An article by Prof. Farhad Hafezi, MD, PhD, FARVO, Medical Director of the ELZA Institute, published in the November/December issue of Cataract and Refractive Surgery Today, details the latest advancements in corneal collagen cross-linking (CXL) research. Switzerland, and specifically Zurich, have been at the forefront of CXL innovation for over two decades. For the last 20 years, most surgeons have performed the epithelium-off (epi-off) CXL procedure using the Dresden protocol (which requires UV irradiation at an intensity of 3 mW/cm² for 30 minutes) or an accelerated cross-linking protocol (9 mW/cm² for 10 minutes). Accelerating the procedure is convenient for both doctor and patient, but the problem is that the more the procedure is accelerated, the lower the eventual strengthening effect is on the cornea. However, Prof. Hafezi and his team have developed a new epi-off CXL protocol that delivers similar corneal strengthening effects as the Dresden protocol but in a shorter duration.

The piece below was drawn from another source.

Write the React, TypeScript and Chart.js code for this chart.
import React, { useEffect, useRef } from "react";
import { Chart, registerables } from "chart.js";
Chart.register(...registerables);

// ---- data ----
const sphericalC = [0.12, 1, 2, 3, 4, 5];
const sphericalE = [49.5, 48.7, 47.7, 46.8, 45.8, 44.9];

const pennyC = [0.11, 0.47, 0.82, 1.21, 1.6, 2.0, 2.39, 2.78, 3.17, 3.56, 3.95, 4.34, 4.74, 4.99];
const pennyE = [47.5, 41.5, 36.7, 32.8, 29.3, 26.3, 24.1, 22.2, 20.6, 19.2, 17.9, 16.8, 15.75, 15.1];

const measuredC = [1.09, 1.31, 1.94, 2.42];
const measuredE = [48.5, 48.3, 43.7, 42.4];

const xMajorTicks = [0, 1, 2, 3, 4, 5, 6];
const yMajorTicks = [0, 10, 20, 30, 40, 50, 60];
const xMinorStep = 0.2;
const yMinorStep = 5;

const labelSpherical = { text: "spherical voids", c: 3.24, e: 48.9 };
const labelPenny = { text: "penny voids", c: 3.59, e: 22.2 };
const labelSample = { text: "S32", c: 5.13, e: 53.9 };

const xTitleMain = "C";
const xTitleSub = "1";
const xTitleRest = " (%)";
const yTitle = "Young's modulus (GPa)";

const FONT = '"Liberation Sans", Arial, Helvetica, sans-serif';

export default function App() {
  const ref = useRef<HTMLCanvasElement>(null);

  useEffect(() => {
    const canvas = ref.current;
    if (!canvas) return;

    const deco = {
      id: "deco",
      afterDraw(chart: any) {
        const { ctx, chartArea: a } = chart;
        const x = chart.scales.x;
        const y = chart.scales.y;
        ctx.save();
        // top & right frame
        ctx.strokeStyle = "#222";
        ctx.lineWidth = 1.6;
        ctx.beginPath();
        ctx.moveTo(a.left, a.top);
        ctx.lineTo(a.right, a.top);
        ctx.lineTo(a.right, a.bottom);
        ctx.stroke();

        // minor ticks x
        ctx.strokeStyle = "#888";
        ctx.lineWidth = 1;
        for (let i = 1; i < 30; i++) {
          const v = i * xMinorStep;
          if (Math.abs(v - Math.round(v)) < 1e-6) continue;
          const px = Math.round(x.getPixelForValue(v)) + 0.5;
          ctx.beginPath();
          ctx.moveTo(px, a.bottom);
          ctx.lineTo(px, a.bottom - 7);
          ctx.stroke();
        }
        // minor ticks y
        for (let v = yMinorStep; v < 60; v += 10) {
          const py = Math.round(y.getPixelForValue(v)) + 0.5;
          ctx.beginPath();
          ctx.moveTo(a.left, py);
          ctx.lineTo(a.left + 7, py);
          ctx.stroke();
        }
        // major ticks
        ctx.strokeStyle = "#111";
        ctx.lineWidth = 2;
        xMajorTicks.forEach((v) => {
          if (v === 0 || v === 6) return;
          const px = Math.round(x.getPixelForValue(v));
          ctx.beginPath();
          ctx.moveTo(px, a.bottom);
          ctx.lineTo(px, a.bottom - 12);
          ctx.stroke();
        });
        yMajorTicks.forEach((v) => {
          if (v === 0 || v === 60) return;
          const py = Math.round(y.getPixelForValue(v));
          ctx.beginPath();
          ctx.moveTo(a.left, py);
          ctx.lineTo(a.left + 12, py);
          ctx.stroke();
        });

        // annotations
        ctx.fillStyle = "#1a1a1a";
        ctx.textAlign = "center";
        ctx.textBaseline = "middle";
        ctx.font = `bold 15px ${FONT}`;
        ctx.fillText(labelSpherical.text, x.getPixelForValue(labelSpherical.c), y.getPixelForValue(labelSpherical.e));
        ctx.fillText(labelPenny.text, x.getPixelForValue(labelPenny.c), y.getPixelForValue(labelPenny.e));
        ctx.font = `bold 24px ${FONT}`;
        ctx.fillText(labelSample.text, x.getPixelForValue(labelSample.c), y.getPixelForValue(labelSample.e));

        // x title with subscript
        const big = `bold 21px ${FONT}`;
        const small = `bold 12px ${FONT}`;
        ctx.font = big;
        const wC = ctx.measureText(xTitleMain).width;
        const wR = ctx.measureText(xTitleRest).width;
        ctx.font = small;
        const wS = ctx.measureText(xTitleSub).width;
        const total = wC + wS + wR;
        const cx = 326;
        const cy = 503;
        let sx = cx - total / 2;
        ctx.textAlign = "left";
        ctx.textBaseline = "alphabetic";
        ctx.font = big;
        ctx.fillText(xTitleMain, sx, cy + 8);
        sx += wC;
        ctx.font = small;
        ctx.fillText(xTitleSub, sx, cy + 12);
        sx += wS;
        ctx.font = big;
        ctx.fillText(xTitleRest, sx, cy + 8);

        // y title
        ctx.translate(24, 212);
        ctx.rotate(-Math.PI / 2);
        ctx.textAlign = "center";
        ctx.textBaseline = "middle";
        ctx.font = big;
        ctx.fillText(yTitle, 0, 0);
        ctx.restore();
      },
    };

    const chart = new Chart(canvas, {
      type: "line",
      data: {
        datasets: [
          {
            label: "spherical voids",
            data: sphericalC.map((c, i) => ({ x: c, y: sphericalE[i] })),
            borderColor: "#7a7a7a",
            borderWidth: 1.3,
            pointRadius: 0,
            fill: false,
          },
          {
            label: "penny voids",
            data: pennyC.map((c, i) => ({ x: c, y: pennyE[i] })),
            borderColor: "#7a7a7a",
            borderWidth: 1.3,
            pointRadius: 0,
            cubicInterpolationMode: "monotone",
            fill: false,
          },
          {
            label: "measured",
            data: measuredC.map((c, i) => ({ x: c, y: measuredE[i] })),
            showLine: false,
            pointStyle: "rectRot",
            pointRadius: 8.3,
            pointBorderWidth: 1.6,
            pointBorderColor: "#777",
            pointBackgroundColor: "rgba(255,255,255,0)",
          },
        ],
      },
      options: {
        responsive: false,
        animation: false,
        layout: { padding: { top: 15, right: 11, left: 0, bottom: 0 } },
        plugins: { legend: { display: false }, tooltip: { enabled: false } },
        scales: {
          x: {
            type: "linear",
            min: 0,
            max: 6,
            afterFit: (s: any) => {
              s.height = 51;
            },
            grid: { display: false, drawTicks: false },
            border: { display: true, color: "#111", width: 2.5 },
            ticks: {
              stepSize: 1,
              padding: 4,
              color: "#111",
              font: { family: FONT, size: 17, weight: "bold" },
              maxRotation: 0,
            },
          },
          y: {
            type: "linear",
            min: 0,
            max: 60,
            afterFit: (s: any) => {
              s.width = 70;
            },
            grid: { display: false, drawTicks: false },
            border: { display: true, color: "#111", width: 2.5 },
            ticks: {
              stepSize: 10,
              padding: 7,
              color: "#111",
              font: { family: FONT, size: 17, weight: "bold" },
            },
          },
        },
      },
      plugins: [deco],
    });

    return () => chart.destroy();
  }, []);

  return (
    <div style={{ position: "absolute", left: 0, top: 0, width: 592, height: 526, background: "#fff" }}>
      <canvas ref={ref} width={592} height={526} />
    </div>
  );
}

The team performed UV irradiation at an intensity of 18 mW/cm² for 9 minutes and 15 seconds, which delivers a UV fluence of 10 J/cm² compared to the traditional 5.4 J/cm² used in the Dresden protocol and almost all previously used accelerated protocols. The laboratory results of this new protocol indicate that it is effective in providing corneal stiffening effects that are comparable to the Dresden protocol, without the need for any further modifications to the CXL procedure than UV irradiation settings.
In addition, the team has also developed an epithelium-on CXL protocol that uses a riboflavin solution with penetration enhancers, instead of the need for supplemental oxygen or iontophoresis. The laboratory results of this new protocol show similar corneal stiffening effects as epi-off CXL using an accelerated protocol of 9 mW/cm² for 10 minutes. One of the key advantages of this new protocol is that it avoids the potential drawbacks associated with removing and regrowing the epithelium.
Furthermore, Prof. Hafezi’s team is also investigating new methods to improve the treatment options for keratoconus and infectious keratitis. They have access to cutting-edge corneal biomechanical assessment instruments, such as the high-speed air puff corneal deformation device, the CorVis ST and the Brillouin Optical Scanner System, which have the potential to provide new insights into keratoconus. Additionally, the team is working to enhance the photoactivated chromophore for keratitis-CXL (PACK-CXL) technique for infectious keratitis treatment and have already established that higher fluences than the Dresden protocol’s 5.4 J/cm² may be required to successfully treat many cases of infectious keratitis.
To conclude, the article highlighted several promising advancements in CXL research by Prof. Farhad Hafezi and his team at the ELZA Institute in Switzerland and the University of Zurich’s Center for Applied Biotechnology and Molecular Medicine (CABMM). Their work on epi-on CXL, the new epi-off CXL protocol and PACK-CXL hold much promise for the future.